- What is required
Records follow. Select each line holding "with".

-- Records shown start --

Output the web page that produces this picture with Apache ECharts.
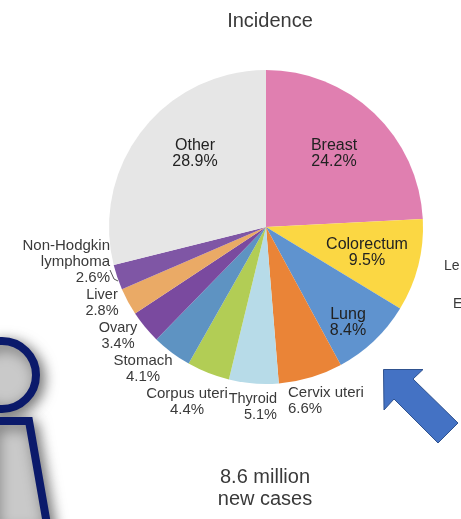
<!DOCTYPE html>
<html><head><meta charset="utf-8">
<style>html,body{margin:0;padding:0;background:#fff}#c{width:461px;height:519px;filter:blur(0.7px)}</style>
<script src="https://cdn.jsdelivr.net/npm/echarts@6/dist/echarts.min.js"></script></head>
<body><div id="c"></div>
<script>
const categories = ['Breast','Colorectum','Lung','Cervix uteri','Thyroid','Corpus uteri','Stomach','Ovary','Liver','Non-Hodgkin\nlymphoma','Other'];
const values = [24.2,9.5,8.4,6.6,5.1,4.4,4.1,3.4,2.8,2.6,28.9];
const colors = ['#e07fb0','#fbd743','#5f93cf','#ea8437','#b7dbe8','#b2cd55','#5e93c2','#7a4a9f','#eaaa66','#7f56a5','#e6e6e6'];
const labelSpots = {
 'Breast':[334,154,'center',16],'Colorectum':[367,253,'center',16],'Lung':[348,323,'center',16],
 'Cervix uteri':[288,401,'left',15],'Thyroid':[277,407,'right',14.5],'Corpus uteri':[187,402,'center',15],
 'Stomach':[143,369,'center',15],'Ovary':[118,336,'center',14.5],'Liver':[102,303,'center',14.5],
 'Non-Hodgkin\nlymphoma':[110,262,'right',15],'Other':[195,154,'center',16]
};
const navy='#0b1a6b', grey='#c9c9c9', txt='#3a3a3a', innerTxt='#222';
const insideNames=['Breast','Colorectum','Lung','Other'];
const chart = echarts.init(document.getElementById('c'),null,{renderer:'canvas'});
chart.setOption({
 animation:false,
 backgroundColor:'#fff',
 title:{text:'Incidence',left:265,top:6,textAlign:'center',textStyle:{fontFamily:'Liberation Sans',fontSize:20,fontWeight:'normal',color:txt}},
 graphic:[
  {type:'circle',z:1,shape:{cx:2,cy:375,r:34},style:{fill:grey,stroke:navy,lineWidth:8,shadowBlur:14,shadowColor:'rgba(0,0,0,.5)',shadowOffsetX:4,shadowOffsetY:4}},
  {type:'polygon',z:1,shape:{points:[[-10,421],[29,421],[48,530],[-10,530]]},style:{fill:grey,stroke:navy,lineWidth:8,shadowBlur:14,shadowColor:'rgba(0,0,0,.5)',shadowOffsetX:4,shadowOffsetY:4}},
  {type:'polygon',z:1,shape:{points:[[383.5,369.5],[423,369.5],[413,379],[458,423],[438,443],[394,399],[384,410]]},style:{fill:'#4472c4',stroke:'#2f528f',lineWidth:1}},
  {type:'polyline',z:5,shape:{points:[[110,270],[114,279],[118,281]]},style:{fill:'none',stroke:'#555',lineWidth:1}},
  {type:'text',z:5,x:265,y:466,style:{text:'8.6 million\nnew cases',align:'center',fontFamily:'Liberation Sans',fontSize:20,lineHeight:22,fill:txt}},
  {type:'text',z:5,x:444,y:259,style:{text:'Le',fontFamily:'Liberation Sans',fontSize:14,fill:txt}},
  {type:'text',z:5,x:453,y:297,style:{text:'E',fontFamily:'Liberation Sans',fontSize:14,fill:txt}}
 ],
 series:[{
  type:'pie',z:3,center:[266,227],radius:[0,157],startAngle:90,clockwise:true,sort:null,
  avoidLabelOverlap:false,
  label:{position:'inside',formatter:p=>p.name+'\n'+p.value.toFixed(1)+'%',fontFamily:'Liberation Sans',lineHeight:16,color:txt},
  labelLine:{show:false},
  itemStyle:{borderWidth:0},
  emphasis:{disabled:true},
  labelLayout:p=>{const s=labelSpots[categories[p.dataIndex]];return {x:s[0],y:s[1],align:s[2],verticalAlign:'middle',fontSize:s[3]};},
  data:categories.map((n,i)=>({name:n,value:values[i],itemStyle:{color:colors[i]},label:{fontSize:labelSpots[n][3],color:insideNames.includes(n)?innerTxt:txt}}))
 }]
});
</script></body></html>
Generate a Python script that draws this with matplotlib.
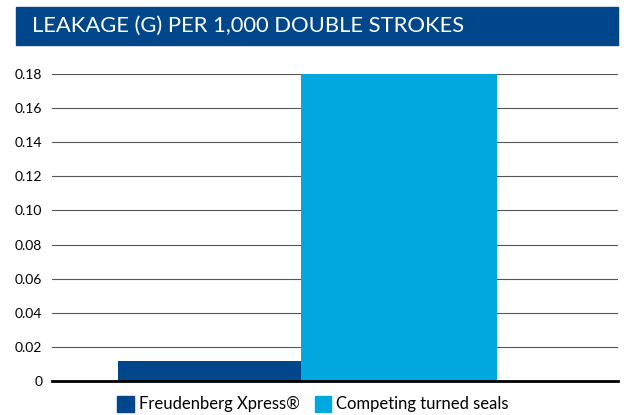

-- Records shown end --

- Task output
Output the web page that produces this picture with Apache ECharts.
Generate a Python script that draws this with matplotlib.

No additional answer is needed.